Copyright law existed way before the internet. In fact, an international copyright treaty called the Berne Convention has governed copyright law amongst nations since 1886 (except the United States, which did not ratify this treaty until 1988).
The underlying precept of copyright law is that making an unauthorized copy of a copyrighted work is infringement. Before the internet this rule was fairly understood, mostly because copies were made on paper, canvas or other “hard” surfaces. The Berne Convention was enacted before the existence of radio communication and electronic data transmission as it exists today.
When electronic transmission (radio and television) became popular methods of communication, the concept of copyright infringement became a little more complicated. Copies could now be made on mediums other than hard surfaces.
So, what constituted making a copy? Was playing a vinyl record on a jukebox considered making a copy? Did copying occur when a song was transmitted via radio waves? How about showing a copyrighted painting on a television screen? The answer to whether copyright infringement exists can be both philosophical and technical in nature.
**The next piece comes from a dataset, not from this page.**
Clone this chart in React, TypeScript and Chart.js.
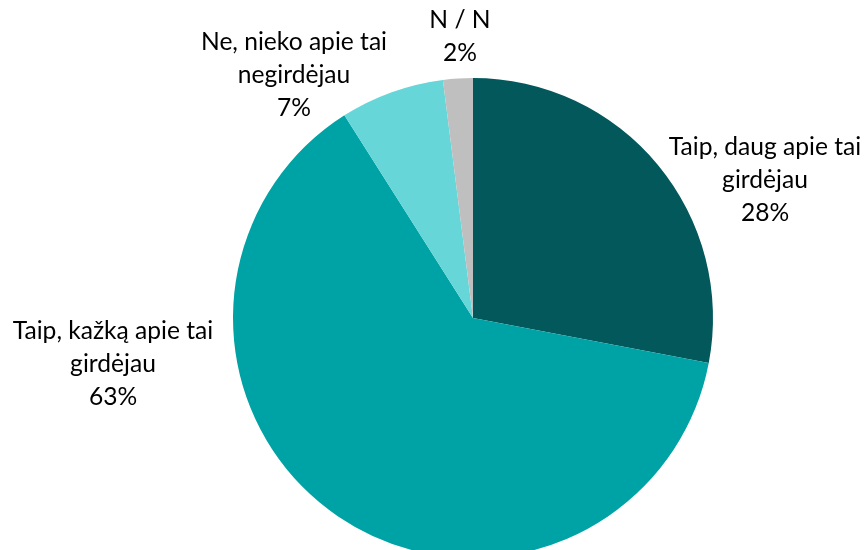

NO SUCH THING AS A COMMON LAW COPYRIGHT!
If you take anything away from this article, remember there is no such thing as a common law copyright. Common law copyright was laid to rest by the Copyright Act of 1976. The Act of 1976 and its subsequent numerous amendments establish the definitions and rules for copyright infringement including electronic transmissions, exemptions to infringement and, in some situations, set forth royalty collection and payment mechanisms and reasonable royalty rates. The complexities of these issues and the statutes that govern them can be realized by reviewing 17 USC 110 et seq. These statutes give the federal tax code a run for its money.
For the most part, these federal statutes helped make some peace in copyright disputes. But then came the internet, a method of electronic communication that was initially between individuals but eventually morphed into a world-wide information broadcasting and sharing mechanism. What started as a way for academics to communicate became a way for any person to search for information and then the realization by commercial entities that this electronic connectivity could become a matrix for buying and selling goods and services.
The popularity of the internet did not come suddenly, although it developed rapidly. At the start, copyright was not a concern, as the develop ment of the internet (then called the ARPANET) was funded by the Defense Department and other agencies to share data (1969) and the National Science Foundation (NSF) developed a network for universities (1981). In 1991 the NSF made a version of its network publicly available, and then the number of computers connected on the internet exploded and the Wild West 2.0 came into existence.
Of course, our existing federal copyright laws governed “fair play” on the internet but now the situation was different. Since the internet was “free,” this attitude of “freeness” extended to the content of what was transmitted and displayed. Also, the anonymity of the website owner in many cases made enforcement difficult since it was difficult to even direct a cease and desist communication to the off ending party. Adding to the difficulty was the transitory nature of a webpage where the display could be altered by a few keystrokes.
Traditional copyright enforcement proved to be too slow to be of help to copyright owners. The Digital Millennium Copyright Act (DMCA) of 1998 was enacted to deal with the special challenges of regulating digital material. The DMCA was controversial since many claimed it gave copyright owners too much power.
The DMCA provides a method whereby a notice (DMCA takedown) is sent against an off ending webpage because a copyright owner believes someone has posted an infringement on that webpage. The notice is typically sent to the internet service provider (ISP; seller of the domain). The ISP is protected from liability if it complies with the takedown notice.
THE INTERNATIONAL SCENE
Other countries have been more active in “taming” internet content such as restricting social media postings, internet searching and other communications. The European Parliament has recently passed a “Copyright Directive” which it claims provides more internet freedom and which affects copyright issues. If agreed to by member states, it will take effect two years from its publication.
Since the internet ignores political boundaries, two provisions of the Directive may have an impact in the United States. One provision makes Internet platforms liable for content that users upload. The other is that journalists get a share of the revenue obtained by their publishers. Neither is the present situation in the U.S.